Ini Web/Blog Pribadi, dibuat sebagai catatan online agar tidak gampang hilang HOME

Aturan Sederhana Soal Jam Kerja

Oleh Teguh Arifiyadi

Saya membuat aturan sederhana soal jam kerja. Saya melarang tim saya punya habit bekerja lebih dari jam 8 malam atau mengadakan rapat di akhir pekan, kecuali jika terpaksa atau faktor eksternal yang tidak bisa dihindari. 



Pekerjaan kami tidak menuntut waktu yang ugal-ugalan, kami masih punya opsi untuk berhenti sebelum benar-benar lelah. Tubuh punya hak untuk istirahat, keluarga mereka di rumah juga punya hak untuk menikmati bercengkrama setelah pulang kerja.

.

Pekerjaan yang bisa diselesaikan dengan diskusi ringan di group, tidak perlu dijadikan bahan rapat berjam-jam. 

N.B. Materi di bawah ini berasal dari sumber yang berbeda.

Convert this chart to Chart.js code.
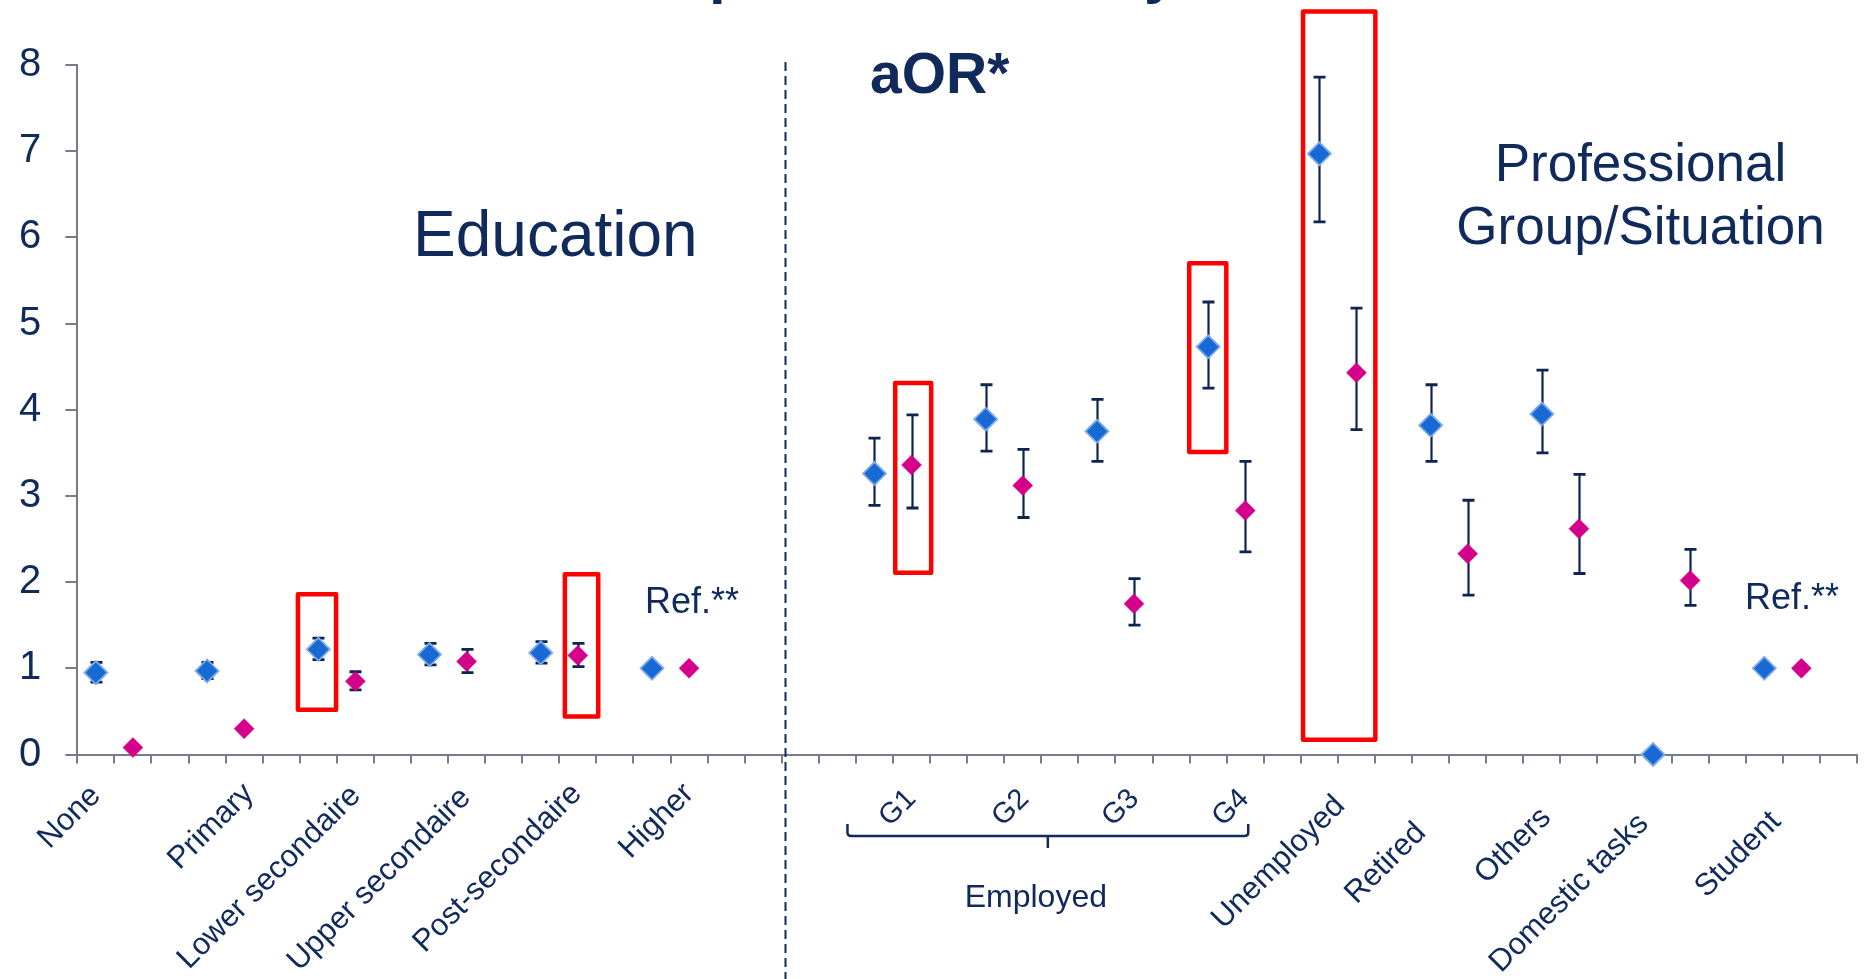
<!DOCTYPE html>
<html>
<head>
<meta charset="utf-8">
<script src="https://cdn.jsdelivr.net/npm/chart.js@4.4.1/dist/chart.umd.min.js"></script>
<style>
html,body{margin:0;padding:0;background:#ffffff;overflow:hidden}
#wrap{position:relative;width:1876px;height:979px}
canvas{display:block}
</style>
</head>
<body>
<div id="wrap"><canvas id="c" width="1876" height="979"></canvas></div>
<script>
// ---------------- DATA ----------------
const eduCategories = ['None', 'Primary', 'Lower secondaire', 'Upper secondaire', 'Post-secondaire', 'Higher'];
const eduBlue   = [0.95, 0.97, 1.22, 1.16, 1.18, 1.00];
const eduBlueLo = [0.84, 0.88, 1.10, 1.04, 1.06, null];
const eduBlueHi = [1.07, 1.07, 1.35, 1.29, 1.31, null];
const eduPink   = [0.08, 0.30, 0.85, 1.08, 1.15, 1.00];
const eduPinkLo = [null, null, 0.75, 0.95, 1.02, null];
const eduPinkHi = [null, null, 0.96, 1.22, 1.29, null];

const proCategories = ['G1', 'G2', 'G3', 'G4', 'Unemployed', 'Retired', 'Others', 'Domestic tasks', 'Student'];
const proBlue   = [3.26, 3.89, 3.75, 4.73, 6.97, 3.82, 3.95, 0.00, 1.00];
const proBlueLo = [2.89, 3.52, 3.40, 4.25, 6.18, 3.40, 3.50, null, null];
const proBlueHi = [3.67, 4.29, 4.12, 5.25, 7.86, 4.29, 4.46, null, null];
const proPink   = [3.36, 3.12, 1.75, 2.83, 4.43, 2.33, 2.62, 2.02, 1.00];
const proPinkLo = [2.86, 2.75, 1.50, 2.35, 3.77, 1.85, 2.10, 1.73, null];
const proPinkHi = [3.94, 3.54, 2.04, 3.40, 5.18, 2.95, 3.25, 2.38, null];

const yTicks = [0, 1, 2, 3, 4, 5, 6, 7, 8];
const employedGroup = ['G1', 'G2', 'G3', 'G4'];

// ---------------- LAYOUT / STYLE ----------------
const FONT = "'Liberation Sans', Arial, Helvetica, sans-serif";
const NAVY = '#102a5c';
const AXIS = '#7a7b8a';
const EBAR = '#0e2452';
const BLUE = '#1769d4';
const BLUE_EDGE = '#7eaaea';
const PINK = '#d4008b';
const RED = '#ff0000';

const SLOTS = 48;          // slots along x axis (one marker per slot)
const EDU_START = 0;       // first slot of the education block
const PRO_START = 21;      // first slot of the professional block
const GROUP = 3;           // slots per category (blue, pink, gap)
const DIVIDER = 19.09;     // dashed divider position (slot units)

// label anchor nudges (px) relative to the blue marker slot centre / axis line
const eduLabelNudge = [[6, 42.5], [48, 40.5], [43.7, 42.5], [42.5, 44.5], [42.3, 40.5], [43.1, 40.5]];
const proLabelNudge = [[42.7, 45.5], [44.5, 45.5], [43.3, 45.5], [42.1, 45.5], [26.9, 52.5], [-3.5, 79.5], [10.3, 64.5], [-3.4, 70.5], [17.7, 68.5]];

// highlight boxes (x in slot units, y in aOR units)
const highlightBoxes = [
  {x0: 5.95, x1: 6.98, y0: 0.52, y1: 1.86},
  {x0: 13.15, x1: 14.05, y0: 0.44, y1: 2.09},
  {x0: 22.06, x1: 23.03, y0: 2.11, y1: 4.31},
  {x0: 29.99, x1: 30.99, y0: 3.51, y1: 5.70},
  {x0: 33.06, x1: 35.01, y0: 0.17, y1: 8.62}
];

// ---------------- BUILD SERIES ----------------
const eduX = eduCategories.map((_, i) => EDU_START + GROUP * i);
const proX = proCategories.map((_, j) => PRO_START + GROUP * j);
const allSlots = eduX.concat(proX);

const blueVals = eduBlue.concat(proBlue);
const blueLo = eduBlueLo.concat(proBlueLo);
const blueHi = eduBlueHi.concat(proBlueHi);
const pinkVals = eduPink.concat(proPink);
const pinkLo = eduPinkLo.concat(proPinkLo);
const pinkHi = eduPinkHi.concat(proPinkHi);

const blueData = blueVals.map((v, k) => ({x: allSlots[k] + 0.5, y: v}));
const pinkData = pinkVals.map((v, k) => ({x: allSlots[k] + 1.5, y: v}));

// ---------------- PLUGINS ----------------
const errorBars = {
  id: 'errorBars',
  beforeDatasetsDraw(chart) {
    const {ctx, scales: {x, y}} = chart;
    ctx.save();
    ctx.strokeStyle = EBAR;
    const series = [[blueData, blueLo, blueHi], [pinkData, pinkLo, pinkHi]];
    series.forEach(([pts, lo, hi]) => {
      pts.forEach((p, k) => {
        if (lo[k] == null || hi[k] == null) return;
        const px = Math.round(x.getPixelForValue(p.x)) + 0.5;
        const yl = y.getPixelForValue(lo[k]);
        const yh = y.getPixelForValue(hi[k]);
        ctx.lineWidth = 2.2;
        ctx.beginPath();
        ctx.moveTo(px, yh); ctx.lineTo(px, yl);
        ctx.stroke();
        ctx.lineWidth = 2.8;
        ctx.beginPath();
        ctx.moveTo(px - 6, yh); ctx.lineTo(px + 6, yh);
        ctx.moveTo(px - 6, yl); ctx.lineTo(px + 6, yl);
        ctx.stroke();
      });
    });
    ctx.restore();
  }
};

const decorations = {
  id: 'decorations',
  beforeDatasetsDraw(chart) {
    const {ctx, scales: {x}, chartArea} = chart;
    // dashed divider
    ctx.save();
    ctx.strokeStyle = NAVY;
    ctx.lineWidth = 2;
    ctx.setLineDash([9, 5]);
    const dx = Math.round(x.getPixelForValue(DIVIDER)) + 0.5;
    ctx.beginPath();
    ctx.moveTo(dx, chartArea.top - 3);
    ctx.lineTo(dx, chart.height);
    ctx.stroke();
    ctx.restore();
  },
  afterDatasetsDraw(chart) {
    const {ctx, scales: {x, y}} = chart;
    const axisY = y.getPixelForValue(0);

    // highlight boxes
    ctx.save();
    ctx.strokeStyle = RED;
    ctx.lineWidth = 4.5;
    ctx.lineJoin = 'round';
    highlightBoxes.forEach(b => {
      const x0 = x.getPixelForValue(b.x0), x1 = x.getPixelForValue(b.x1);
      const y0 = y.getPixelForValue(b.y1), y1 = y.getPixelForValue(b.y0);
      ctx.strokeRect(x0, y0, x1 - x0, y1 - y0);
    });
    ctx.restore();

    ctx.save();
    ctx.fillStyle = NAVY;

    // partially visible title (descenders only)
    ctx.font = 'bold 60px ' + FONT;
    ctx.textBaseline = 'alphabetic';
    ctx.textAlign = 'left';
    ctx.fillText('p', 709, -7.6);
    ctx.fillText('y', 1144, -7.6);

    // aOR*
    ctx.font = 'bold 57px ' + FONT;
    ctx.fillText('aOR*', 870, 93);

    // Section titles
    ctx.font = '64px ' + FONT;
    ctx.fillText('Education', 413, 256);
    ctx.font = '53px ' + FONT;
    ctx.textAlign = 'center';
    ctx.fillText('Professional', 1640.5, 180.5);
    ctx.fillText('Group/Situation', 1640.5, 243.7);

    // Ref.** labels
    ctx.font = '36px ' + FONT;
    ctx.textAlign = 'left';
    ctx.fillText('Ref.**', 645, 613);
    ctx.fillText('Ref.**', 1745, 609);

    // rotated category labels
    const drawRot = (txt, px, py, size) => {
      ctx.save();
      ctx.font = size + 'px ' + FONT;
      ctx.translate(px, py);
      ctx.rotate(-Math.PI / 4);
      ctx.textAlign = 'right';
      ctx.textBaseline = 'alphabetic';
      ctx.fillText(txt, 0, 0);
      ctx.restore();
    };
    eduCategories.forEach((c, i) => {
      const px = x.getPixelForValue(eduX[i] + 0.5) + eduLabelNudge[i][0];
      drawRot(c, px, axisY + eduLabelNudge[i][1], 31);
    });
    proCategories.forEach((c, j) => {
      const px = x.getPixelForValue(proX[j] + 0.5) + proLabelNudge[j][0];
      const size = employedGroup.includes(c) ? 29 : 31;
      drawRot(c, px, axisY + proLabelNudge[j][1], size);
    });

    // Employed bracket
    const gIdx = employedGroup.map(g => proCategories.indexOf(g));
    const bl = x.getPixelForValue(proX[gIdx[0]] + 0.5) - 27;
    const br = x.getPixelForValue(proX[gIdx[gIdx.length - 1]] + 1.5) + 3;
    const bm = (bl + br) / 2;
    ctx.strokeStyle = NAVY;
    ctx.lineWidth = 2.5;
    ctx.lineJoin = 'round';
    ctx.beginPath();
    ctx.moveTo(bl, axisY + 69.5);
    ctx.lineTo(bl, axisY + 78);
    ctx.quadraticCurveTo(bl, axisY + 81.5, bl + 4, axisY + 81.5);
    ctx.lineTo(br - 4, axisY + 81.5);
    ctx.quadraticCurveTo(br, axisY + 81.5, br, axisY + 78);
    ctx.lineTo(br, axisY + 69.5);
    ctx.stroke();
    ctx.beginPath();
    ctx.moveTo(bm, axisY + 81.5);
    ctx.lineTo(bm, axisY + 93.5);
    ctx.stroke();
    ctx.font = '32px ' + FONT;
    ctx.textAlign = 'center';
    ctx.fillText('Employed', bm - 12, axisY + 152);
    ctx.restore();
  }
};

// ---------------- CHART ----------------
new Chart(document.getElementById('c'), {
  type: 'scatter',
  data: {
    datasets: [
      {
        label: 'blue',
        data: blueData,
        pointStyle: 'rectRot',
        pointRadius: 11.5,
        pointBackgroundColor: BLUE,
        pointBorderColor: BLUE_EDGE,
        pointBorderWidth: 1.8,
        showLine: false,
        clip: false
      },
      {
        label: 'pink',
        data: pinkData,
        pointStyle: 'rectRot',
        pointRadius: 10,
        pointBackgroundColor: PINK,
        pointBorderColor: PINK,
        pointBorderWidth: 0.5,
        showLine: false,
        clip: false
      }
    ]
  },
  options: {
    responsive: false,
    animation: false,
    devicePixelRatio: 1,
    events: [],
    layout: {padding: {top: 65, right: 19, left: 0, bottom: 0}},
    plugins: {legend: {display: false}, tooltip: {enabled: false}},
    scales: {
      x: {
        type: 'linear',
        min: 0,
        max: SLOTS,
        afterBuildTicks: s => { s.ticks = Array.from({length: SLOTS + 1}, (_, i) => ({value: i})); },
        ticks: {display: false},
        grid: {drawOnChartArea: false, drawTicks: true, tickLength: 9, color: AXIS, lineWidth: 2},
        border: {display: true, color: AXIS, width: 2},
        afterFit: s => { s.height = 224.5; }
      },
      y: {
        min: 0,
        max: 8,
        afterBuildTicks: s => { s.ticks = yTicks.map(v => ({value: v})); },
        ticks: {color: NAVY, font: {size: 40, family: FONT}, padding: 24},
        grid: {drawOnChartArea: false, drawTicks: true, tickLength: 12, color: AXIS, lineWidth: 2},
        border: {display: true, color: AXIS, width: 2},
        afterFit: s => { s.width = 77.3; }
      }
    }
  },
  plugins: [errorBars, decorations]
});
</script>
</body>
</html>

Sesuatu yang bisa diputuskan di level pelaksana, tidak perlu jadi bahan diskusi panjang di level manajerial. Mubadzir lah. 

.

Pengalaman saya, rapat lebih dari 3 jam per sesi itu efektifitasnya lebih rendah, kecuali rapat negosiasi yang membutuhkan keterampilan adu mulut dan debat kusir. 


Jika materi rapatnya banyak, kami bagi substansi pekerjaaan ke masing-masing anggota atau tim kecil. Setelah selesai, dikompilasi online, dan dibahas pada sesi rapat berikutnya.

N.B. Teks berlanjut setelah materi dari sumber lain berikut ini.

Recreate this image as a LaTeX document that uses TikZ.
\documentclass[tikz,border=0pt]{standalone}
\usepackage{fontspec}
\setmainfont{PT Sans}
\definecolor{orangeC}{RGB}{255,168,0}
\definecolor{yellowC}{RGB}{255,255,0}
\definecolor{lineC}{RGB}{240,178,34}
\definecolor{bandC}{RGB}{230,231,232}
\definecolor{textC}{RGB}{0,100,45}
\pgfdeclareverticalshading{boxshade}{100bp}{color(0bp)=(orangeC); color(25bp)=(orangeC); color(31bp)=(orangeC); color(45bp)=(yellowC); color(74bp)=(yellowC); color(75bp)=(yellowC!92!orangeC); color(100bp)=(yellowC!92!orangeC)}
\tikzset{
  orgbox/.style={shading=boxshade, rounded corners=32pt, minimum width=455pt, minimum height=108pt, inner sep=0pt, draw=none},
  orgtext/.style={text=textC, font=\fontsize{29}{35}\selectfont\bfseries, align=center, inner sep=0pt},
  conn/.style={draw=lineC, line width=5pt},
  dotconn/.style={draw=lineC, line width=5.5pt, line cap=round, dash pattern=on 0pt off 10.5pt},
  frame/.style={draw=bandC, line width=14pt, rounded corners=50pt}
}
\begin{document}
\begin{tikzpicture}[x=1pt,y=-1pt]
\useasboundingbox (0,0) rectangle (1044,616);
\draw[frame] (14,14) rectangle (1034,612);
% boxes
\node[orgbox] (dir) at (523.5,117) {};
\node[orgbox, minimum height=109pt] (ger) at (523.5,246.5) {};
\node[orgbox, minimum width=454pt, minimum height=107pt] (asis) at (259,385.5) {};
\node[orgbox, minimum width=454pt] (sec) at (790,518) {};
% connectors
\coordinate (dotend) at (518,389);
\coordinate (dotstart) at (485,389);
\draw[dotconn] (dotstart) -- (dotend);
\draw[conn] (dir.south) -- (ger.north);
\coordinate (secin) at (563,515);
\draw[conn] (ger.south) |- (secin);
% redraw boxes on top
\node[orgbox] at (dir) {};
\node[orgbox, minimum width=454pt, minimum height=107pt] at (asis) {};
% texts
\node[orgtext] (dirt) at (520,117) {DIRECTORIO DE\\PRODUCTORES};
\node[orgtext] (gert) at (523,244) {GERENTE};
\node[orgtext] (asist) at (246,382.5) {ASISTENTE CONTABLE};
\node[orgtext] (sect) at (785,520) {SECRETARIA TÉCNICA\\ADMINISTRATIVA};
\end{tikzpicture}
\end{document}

Jika ada anggota tim saya punya habit kerja hingga tengah malam dan mengorbankan banyak akhir pekan, saya tidak memujinya sebagai pegawai yang berintegritas. 

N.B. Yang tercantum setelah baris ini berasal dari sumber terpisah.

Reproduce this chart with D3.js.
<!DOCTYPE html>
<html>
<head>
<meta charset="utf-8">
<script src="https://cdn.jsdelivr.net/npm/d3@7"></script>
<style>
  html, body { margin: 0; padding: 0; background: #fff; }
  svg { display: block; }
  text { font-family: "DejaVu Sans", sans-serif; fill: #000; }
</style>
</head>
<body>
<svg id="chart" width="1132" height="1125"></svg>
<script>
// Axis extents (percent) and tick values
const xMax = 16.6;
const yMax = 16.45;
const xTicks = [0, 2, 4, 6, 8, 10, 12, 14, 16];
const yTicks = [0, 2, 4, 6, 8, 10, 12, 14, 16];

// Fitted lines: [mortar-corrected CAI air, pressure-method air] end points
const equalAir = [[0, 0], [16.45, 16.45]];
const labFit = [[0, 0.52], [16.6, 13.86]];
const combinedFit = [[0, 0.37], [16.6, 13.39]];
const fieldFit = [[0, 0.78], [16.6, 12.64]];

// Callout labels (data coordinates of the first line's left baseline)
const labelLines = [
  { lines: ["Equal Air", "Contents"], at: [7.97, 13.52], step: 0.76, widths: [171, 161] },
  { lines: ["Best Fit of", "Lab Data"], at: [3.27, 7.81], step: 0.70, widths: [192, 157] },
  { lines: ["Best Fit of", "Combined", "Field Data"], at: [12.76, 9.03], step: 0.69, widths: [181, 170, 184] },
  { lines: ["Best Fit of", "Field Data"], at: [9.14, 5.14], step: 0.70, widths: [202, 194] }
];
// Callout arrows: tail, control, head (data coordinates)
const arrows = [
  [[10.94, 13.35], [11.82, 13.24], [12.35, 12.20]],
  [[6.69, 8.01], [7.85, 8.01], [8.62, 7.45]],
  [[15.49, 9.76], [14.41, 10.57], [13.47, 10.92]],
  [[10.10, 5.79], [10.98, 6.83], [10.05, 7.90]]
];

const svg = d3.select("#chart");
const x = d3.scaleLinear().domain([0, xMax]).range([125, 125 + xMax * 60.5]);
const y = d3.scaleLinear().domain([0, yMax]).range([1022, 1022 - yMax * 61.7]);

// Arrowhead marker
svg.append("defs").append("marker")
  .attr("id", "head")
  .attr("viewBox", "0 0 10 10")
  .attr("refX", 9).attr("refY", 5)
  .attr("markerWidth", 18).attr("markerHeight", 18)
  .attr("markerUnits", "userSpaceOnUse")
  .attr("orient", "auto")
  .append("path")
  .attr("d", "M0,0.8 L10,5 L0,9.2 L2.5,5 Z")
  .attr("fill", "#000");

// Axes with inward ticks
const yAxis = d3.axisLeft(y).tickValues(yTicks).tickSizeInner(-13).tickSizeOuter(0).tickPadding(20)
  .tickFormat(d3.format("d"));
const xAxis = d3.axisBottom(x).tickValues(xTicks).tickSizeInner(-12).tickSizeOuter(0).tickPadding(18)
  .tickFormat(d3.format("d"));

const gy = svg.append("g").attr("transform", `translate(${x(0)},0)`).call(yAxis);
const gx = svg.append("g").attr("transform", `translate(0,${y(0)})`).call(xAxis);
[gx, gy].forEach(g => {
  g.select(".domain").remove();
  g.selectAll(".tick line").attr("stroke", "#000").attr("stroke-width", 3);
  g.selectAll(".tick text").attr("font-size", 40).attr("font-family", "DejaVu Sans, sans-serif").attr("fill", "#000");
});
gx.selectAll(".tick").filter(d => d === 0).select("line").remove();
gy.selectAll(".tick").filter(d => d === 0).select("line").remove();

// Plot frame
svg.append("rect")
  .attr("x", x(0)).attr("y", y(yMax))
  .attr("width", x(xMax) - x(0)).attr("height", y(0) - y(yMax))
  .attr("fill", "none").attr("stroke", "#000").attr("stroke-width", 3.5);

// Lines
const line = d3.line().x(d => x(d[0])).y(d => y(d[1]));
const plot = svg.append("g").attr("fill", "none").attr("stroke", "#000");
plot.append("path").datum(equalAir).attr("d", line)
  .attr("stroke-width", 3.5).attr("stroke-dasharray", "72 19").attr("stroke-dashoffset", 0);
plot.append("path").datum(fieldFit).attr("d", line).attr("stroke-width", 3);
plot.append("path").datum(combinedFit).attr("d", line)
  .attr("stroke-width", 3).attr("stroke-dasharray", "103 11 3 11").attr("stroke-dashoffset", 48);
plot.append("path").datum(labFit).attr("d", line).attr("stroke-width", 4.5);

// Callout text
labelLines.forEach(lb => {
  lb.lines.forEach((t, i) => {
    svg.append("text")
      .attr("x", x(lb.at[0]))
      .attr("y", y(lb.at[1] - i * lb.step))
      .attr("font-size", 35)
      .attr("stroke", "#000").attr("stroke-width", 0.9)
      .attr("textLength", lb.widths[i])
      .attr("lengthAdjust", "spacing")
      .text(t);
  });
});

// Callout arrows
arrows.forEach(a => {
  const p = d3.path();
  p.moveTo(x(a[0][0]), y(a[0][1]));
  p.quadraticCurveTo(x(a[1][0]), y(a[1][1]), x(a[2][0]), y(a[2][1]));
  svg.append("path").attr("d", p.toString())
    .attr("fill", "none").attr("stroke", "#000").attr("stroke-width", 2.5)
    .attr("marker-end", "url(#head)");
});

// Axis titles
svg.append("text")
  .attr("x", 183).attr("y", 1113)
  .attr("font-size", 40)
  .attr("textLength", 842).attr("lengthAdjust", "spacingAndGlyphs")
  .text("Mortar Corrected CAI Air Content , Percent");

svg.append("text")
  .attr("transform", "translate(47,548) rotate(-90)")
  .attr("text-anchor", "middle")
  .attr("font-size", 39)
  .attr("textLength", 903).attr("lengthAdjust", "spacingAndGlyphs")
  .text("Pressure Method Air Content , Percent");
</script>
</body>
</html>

Justru sebaliknya, bisa jadi ia termasuk tipikal pegawai yang gagal membuat perencanaan target dengan baik, tidak memiliki manajemen waktu yang bagus, dan tidak mampu mengelola SDM dengan baik. 


Jadi, jangan membanggakan itu.


Toh jika mereka sakit karena lelah bekerja, paling-paling saya hanya bisa ucapkan GWS, BPJS. Masih sakit juga? Saya bisa apa?


Biarlah para bos di teras sana yang bekerja melebihi jam kerja pada umumnya. Mereka punya tanggung jawab lebih besar dan tidak punya opsi yang lebih fleksibel seperti pegawai pada umumnya.


Para bijak bestari berseloroh, bahwa orang stres itu adalah orang yang mencari uang hingga stres, dan menghabiskan uangnya kembali untuk menghilangkan stressnya itu. 


Demikian juga dengan orang-orang yang mengorbankan kesehatannya demi uang, dan pada akhirnya, mereka mengorbankan uangnya demi mendapatkan kembali kesehatannya.


Kita tidak mau menjadi bagian dari orang-orang itu. Cara menikmati pekerjaan itu sama pentingnya dengan cara menikmati hidup. 


Secukupnya saja. Sunatullah, semua yang berlebihan itu lebih bayak mudharatnya.